I believe the main performance gain is due to a custom warm-up procedure which not only generally performs much better than Stan’s regular warm-up, but crucially allows me to continuously adapt the “centeredness” of the parametrization, which leads to very efficient sampling. Sadly, this procedure is not yet ready for public consumption and also currently I don’t have the time to make it so.

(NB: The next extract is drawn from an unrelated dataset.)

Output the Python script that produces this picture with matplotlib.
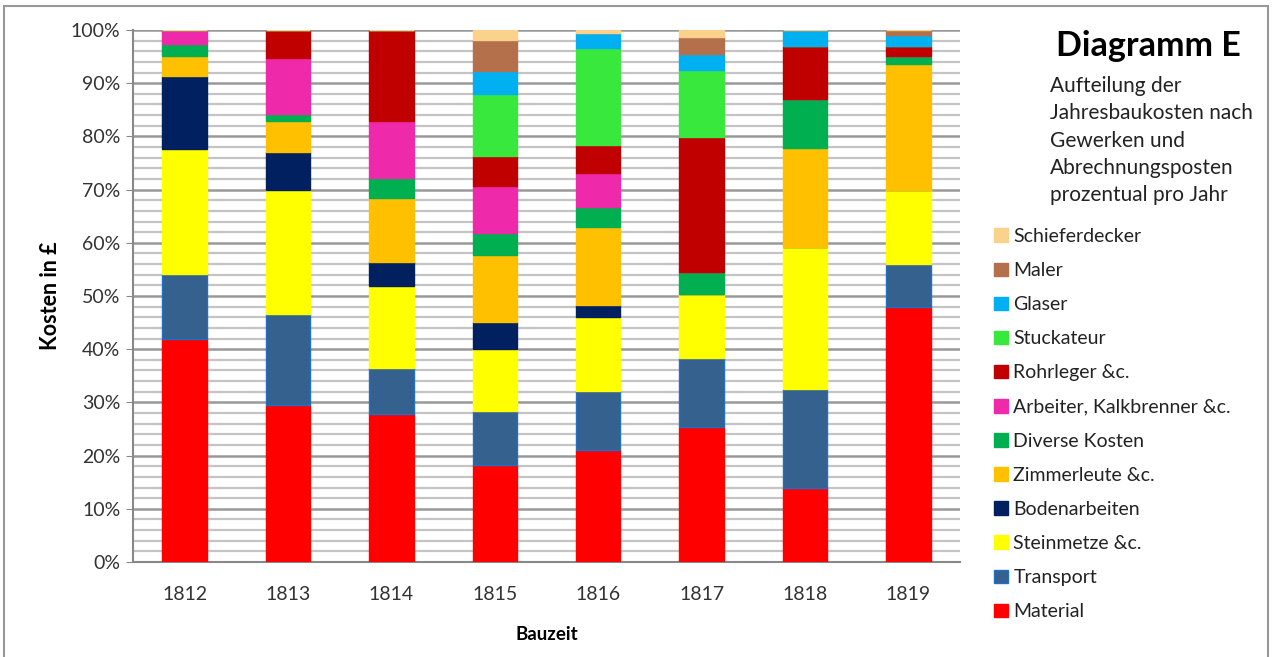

Still, I have some other comments:

  • Change your model such that positivity of all physically positive parameters is ensured. This includes the fishwise pAm_i and v_i parameters, which currently may become negative.
  • Similarly, take care that the ODE solution only yields physically reasonable (positive) values.
  • Change your ODE such that instead of states {E,V,H,UR} you have states {E,V,H+UR}. H and UR can be recovered from H+UR via H=min(Hp,H+UR) etc.
  • Think about whether this fixed threshold Hp really makes sense (I don’t believe it does, even if it were a fishwise unknown parameter).
  • Zero-fecundity observations can be handled via something like 0~bernoulli_logit(H+UR-Hp). This will encourage simulated fish to stay immature. Personally, I would change the model to get rid of the fixed threshold and incorporate something like the above.
  • Zero-fecundity simulations can also be handled using H+UR-Hp, appropriately mapped from R to R+.
  • Finally, it looks like you will have to play with the centeredness of your parametrization.

Edit: Updating to add that for 32 fish everything took 12m+1m.

Wow! This is the range of computation time In am looking for playing with the model details.

I noticed that the first warmup iterations were very slow, but after a while the speed increases. I suppose I’ll have to settle for the custom warmup.

I will work with all the other comments you are suggesting.

Thank you for your time.
m

No, thank you for the great example!

I would be very interested (though probably of limited actual use, assuming this is written in C++ rather than Stan or R/Python) in helping you to get a publicly consumable version of this off the ground.

1 Like

Thanks, most of the code is actually Python, with just a little C+±addition to Cmd/Stan which is not strictly necessary.

I’ll come back to your offer!